— Begin RECORDED INFORMATION —

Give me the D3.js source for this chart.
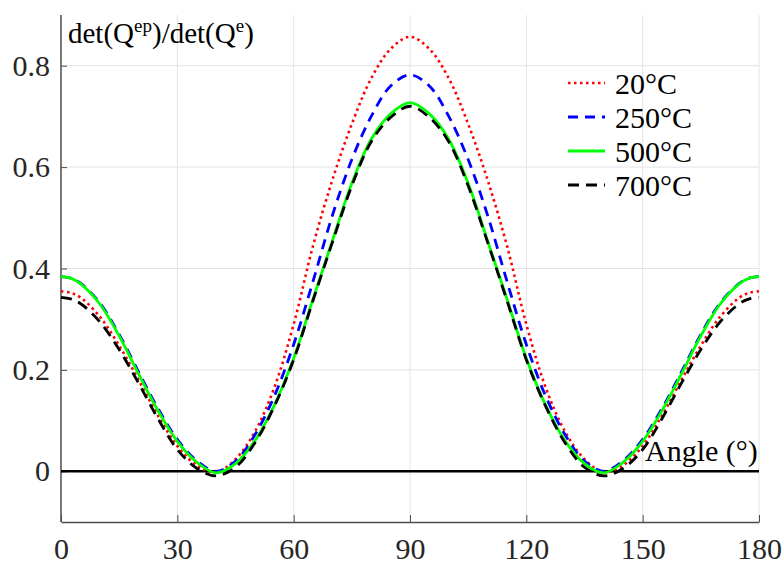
<!DOCTYPE html>
<html>
<head>
<meta charset="utf-8">
<style>
    body { margin: 0; background: white; }
    svg { display: block; }
</style>
</head>
<body>
<svg width="784" height="565" font-family="Liberation Serif"></svg>
<script src="https://d3js.org/d3.v7.min.js"></script>
<script>
    // angle samples (deg)
    const angles = [0, 2.5, 5, 10, 15, 20, 25, 30, 35, 40, 45, 50, 55, 60, 65, 70, 75, 80, 85, 90,
        95, 100, 105, 110, 115, 120, 125, 130, 135, 140, 145, 150, 155, 160, 165, 170, 175, 177.5, 180];

    // det(Qep)/det(Qe)
    const t20 = [0.355, 0.352, 0.343, 0.305, 0.248, 0.18, 0.11, 0.05, 0.012, -0.002,
        0.024, 0.078, 0.165, 0.29, 0.445, 0.575, 0.685, 0.775, 0.833, 0.857,
        0.833, 0.775, 0.685, 0.575, 0.445, 0.29, 0.165, 0.078, 0.024,
        -0.002, 0.012, 0.05, 0.11, 0.18, 0.248, 0.305, 0.343, 0.352, 0.355];
    const t250 = [0.384, 0.381, 0.371, 0.332, 0.27, 0.196, 0.124, 0.063, 0.021, 0.0,
        0.02, 0.072, 0.148, 0.25, 0.375, 0.505, 0.615, 0.7, 0.76, 0.782,
        0.76, 0.7, 0.615, 0.505, 0.375, 0.25, 0.148, 0.072, 0.02,
        0.0, 0.021, 0.063, 0.124, 0.196, 0.27, 0.332, 0.371, 0.381, 0.384];
    const t500 = [0.384, 0.381, 0.37, 0.33, 0.267, 0.192, 0.12, 0.059, 0.018, -0.003,
        0.015, 0.06, 0.13, 0.223, 0.34, 0.455, 0.568, 0.655, 0.705, 0.727,
        0.705, 0.655, 0.568, 0.455, 0.34, 0.223, 0.13, 0.06, 0.015,
        -0.003, 0.018, 0.059, 0.12, 0.192, 0.267, 0.33, 0.37, 0.381, 0.384];
    const t700 = [0.343, 0.34, 0.331, 0.295, 0.24, 0.174, 0.104, 0.043, 0.006, -0.009,
        0.008, 0.056, 0.128, 0.22, 0.337, 0.452, 0.563, 0.65, 0.698, 0.72,
        0.698, 0.65, 0.563, 0.452, 0.337, 0.22, 0.128, 0.056, 0.008,
        -0.009, 0.006, 0.043, 0.104, 0.174, 0.24, 0.295, 0.331, 0.34, 0.343];

    const seriesNames = ["20°C", "250°C", "500°C", "700°C"];
    const xTicks = [0, 30, 60, 90, 120, 150, 180];
    const yTicks = [0, 0.2, 0.4, 0.6, 0.8];

    const serif = "Liberation Serif";

    let svg = d3.select("svg");
    let x = d3.scaleLinear().domain([0, 180]).range([61, 759]);
    let y = d3.scaleLinear().domain([-0.1, 0.9]).range([522, 15]);

    // grid
    svg.append("g").selectAll("line").data(xTicks.slice(1))
        .join("line")
        .attr("x1", d => x(d)).attr("x2", d => x(d))
        .attr("y1", y(0.9)).attr("y2", y(-0.1))
        .attr("stroke", "#e3e3e3").attr("stroke-width", 1);
    svg.append("g").selectAll("line").data(yTicks)
        .join("line")
        .attr("x1", x(0)).attr("x2", x(180))
        .attr("y1", d => y(d)).attr("y2", d => y(d))
        .attr("stroke", "#e3e3e3").attr("stroke-width", 1);

    // axes
    let xAxis = svg.append("g")
        .attr("transform", "translate(0," + y(-0.1) + ")")
        .call(d3.axisBottom(x).tickValues(xTicks).tickSizeInner(-7).tickSizeOuter(0).tickPadding(14));
    let yAxis = svg.append("g")
        .attr("transform", "translate(" + x(0) + ",0)")
        .call(d3.axisLeft(y).tickValues(yTicks).tickSizeInner(-6).tickSizeOuter(0).tickPadding(11)
            .tickFormat(d => d === 0 ? "0" : d3.format(".1f")(d)));

    [xAxis, yAxis].forEach(a => {
        a.attr("font-family", serif).attr("font-size", 30);
        a.select(".domain").attr("stroke", "#4d4d4d").attr("stroke-width", 1.5);
        a.selectAll(".tick line").attr("stroke", "#4d4d4d").attr("stroke-width", 1);
        a.selectAll("text").attr("font-family", serif).attr("font-size", 30).attr("fill", "#262626");
    });
    yAxis.select(".domain").attr("d", "M0," + y(0.9) + "V" + y(-0.1));
    xAxis.selectAll("text").attr("dy", "0.78em");

    // zero line
    svg.append("line")
        .attr("x1", x(0)).attr("x2", x(180))
        .attr("y1", y(0)).attr("y2", y(0))
        .attr("stroke", "black").attr("stroke-width", 2.5);

    // curves
    let styles = [
        { data: t20, color: "#ff0000", dash: "2.5,3.5", width: 2.6 },
        { data: t250, color: "#0000ff", dash: "10,7", width: 2.8 },
        { data: t500, color: "#00ff00", dash: null, width: 2.8 },
        { data: t700, color: "#000000", dash: "11,7", width: 2.8 }
    ];

    let line = d3.line()
        .x((d, i) => x(angles[i]))
        .y(d => y(d))
        .curve(d3.curveCatmullRom.alpha(0.5));

    styles.forEach(s => {
        svg.append("path")
            .datum(s.data)
            .attr("d", line)
            .attr("fill", "none")
            .attr("stroke", s.color)
            .attr("stroke-width", s.width)
            .attr("stroke-dasharray", s.dash);
    });

    // legend
    let legend = svg.append("g").attr("transform", "translate(568,83)");
    seriesNames.forEach((name, i) => {
        let row = legend.append("g").attr("transform", "translate(0," + i * 34 + ")");
        row.append("line")
            .attr("x1", 0).attr("x2", 37).attr("y1", 0).attr("y2", 0)
            .attr("stroke", styles[i].color)
            .attr("stroke-width", styles[i].width)
            .attr("stroke-dasharray", styles[i].dash);
        row.append("text")
            .attr("x", 47).attr("y", 0).attr("dy", "0.35em")
            .attr("font-family", serif)
            .attr("font-size", 30)
            .text(name);
    });

    // labels
    let ylab = svg.append("text")
        .attr("x", 68).attr("y", 43)
        .attr("font-family", serif)
        .attr("font-size", 29);
    ylab.append("tspan").text("det(Q");
    ylab.append("tspan").attr("dy", -11).attr("font-size", 19).text("ep");
    ylab.append("tspan").attr("dy", 11).text(")/det(Q");
    ylab.append("tspan").attr("dy", -11).attr("font-size", 19).text("e");
    ylab.append("tspan").attr("dy", 11).text(")");

    svg.append("text")
        .attr("x", 645).attr("y", 461)
        .attr("font-family", serif)
        .attr("font-size", 30)
        .text("Angle (°)");
</script>
</body>
</html>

— End RECORDED INFORMATION —

§ **DO THIS**: Repeat the listing above from its first line through the line that contains "175, 177.5, 180];", both included, and nothing more. Drop the pictures.

§ **REPLY**:
Give me the D3.js source for this chart.
<!DOCTYPE html>
<html>
<head>
<meta charset="utf-8">
<style>
    body { margin: 0; background: white; }
    svg { display: block; }
</style>
</head>
<body>
<svg width="784" height="565" font-family="Liberation Serif"></svg>
<script src="https://d3js.org/d3.v7.min.js"></script>
<script>
    // angle samples (deg)
    const angles = [0, 2.5, 5, 10, 15, 20, 25, 30, 35, 40, 45, 50, 55, 60, 65, 70, 75, 80, 85, 90,
        95, 100, 105, 110, 115, 120, 125, 130, 135, 140, 145, 150, 155, 160, 165, 170, 175, 177.5, 180];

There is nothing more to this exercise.